Initializing member variables using the same name for constructor arguments as for the member variables allowed by the C++ standard?

Question

I figured out that it's possible to initialize the member variables with a constructor argument of the same name as show in the example below.

#include <cstdio>
#include <vector>

class Blah {
    std::vector<int> vec;

public:
    Blah(std::vector<int> vec): vec(vec)
    {}

    void printVec() {

        for(unsigned int i=0; i<vec.size(); i++)
            printf("%i ", vec.at(i));

        printf("\n");
    }
};

int main() {

    std::vector<int> myVector(3);

    myVector.at(0) = 1;
    myVector.at(1) = 2;
    myVector.at(2) = 3;

    Blah blah(myVector);

    blah.printVec();

    return 0;
}

g++ 4.4 with the arguments -Wall -Wextra -pedantic gives no warning and works correctly. It also works with clang++. I wonder what the C++ standard says about it? Is it legal and guaranteed to always work?

Answer 1

I wonder what the C++ standard says about it? Is it legal and guaranteed to always work?

Yes. That is perfectly legal. Fully Standard conformant.

Blah(std::vector<int> vec): vec(vec){}
                             ^   ^                           
                             |   |
                             |    this is the argument to the constructor
                             this is your member data

Since you asked for the reference in the Standard, here it is, with an example.

§12.6.2/7

Names in the expression-list of a mem-initializer are evaluated in the scope of the constructor for which the mem-initializer is specified.

[Example:
class X {
 int a;
 int b;
 int i;
 int j;
 public:
 const int& r;
  X(int i): r(a), b(i), i(i), j(this->i) {}
                      //^^^^ note this (added by Nawaz)
};

initializes X::r to refer to X::a, initializes X::b with the value of the constructor parameter i, initializes X::i with the value of the constructor parameter i, and initializes X::j with the value of X::i; this takes place each time an object of class X is created. ]

[Note: because the mem-initializer are evaluated in the scope of the constructor, the this pointer can be used in the expression-list of a mem-initializer to refer to the object being initialized. ]

As you can see, there're other interesting thing to note in the above example, and the commentary from the Standard itself.

---

BTW, as side note, why don't you accept the parameter as const reference:

 Blah(const std::vector<int> & vec): vec(vec) {}
      ^^^^const              ^reference

It avoids unneccessary copy of the original vector object.

Answer 2

It is guaranteed always to work (I use it quite often). The compiler knows that the initializer list is of the form: member(value), and so it knows that the first vec in vec(vec) must be a member. Now on the argument to initialize the member, both members, arguments to the constructor and other symbols can be used, as in any expression that would be present inside the constructor. At this point it applies the regular lookup rules, and the argument vec hides the member vec.
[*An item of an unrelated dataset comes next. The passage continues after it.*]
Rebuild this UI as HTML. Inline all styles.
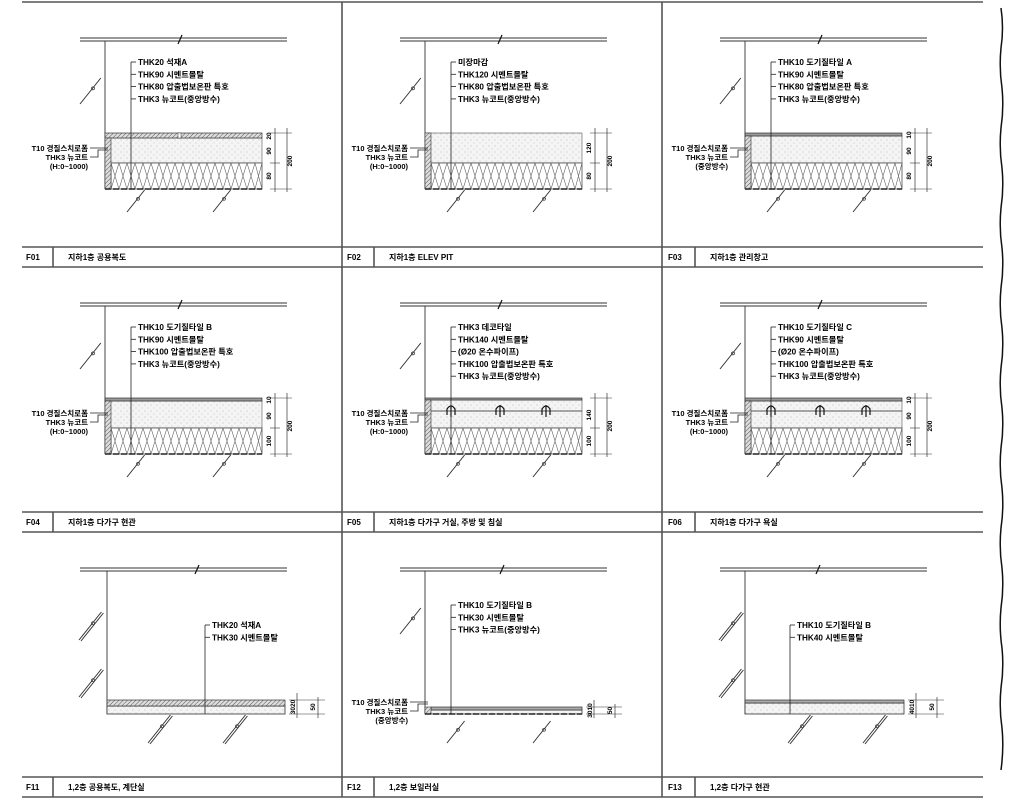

Section 12.6.2 of the standard deals with initialization and it explains the process with paragraph 2 dealing with lookup for the member and paragraph 7 with the lookup of the argument.

Names in the expression-list of a mem-initializer are evaluated in the scope of the constructor for which the mem-initializer is specified. [Example:

class X {
   int a;
   int b;
   int i;
   int j;
public:
   const int& r;
   X(int i): r(a), b(i), i(i), j(this->i) {}
};

Answer 3

One additional counter argument or perhaps just something to be aware of is the situation in which move construction is used to intialize the member variable.

If the member variable needs to be used within the body of the constructor then the member variable needs to be explcitly referenced through the this pointer, otherwise the moved variable will be used which is in an undefined state.

template<typename B>
class A {
public:

  A(B&& b): b(std::forward(b)) {
    this->b.test(); // Correct
    b.test(); // Undefined behavior
  }

private:
  B b;
};

Answer 4

As others have already answered: Yes, this is legal. And yes, this is guaranteed by the Standard to work.

And I find it horrible every time I see it, forcing me to pause: "vec(vec)? WTF? Ah yes, vec is a member variable..."

This is one of the reasons why many, including myself, like to use a naming convention which makes it clear that a member variable is a member variable. Conventions I have seen include adding an underscore suffix (vec_) or an m_ prefix (m_vec). Then, the initializer reads: vec_(vec) / m_vec(vec), which is a no-brainer.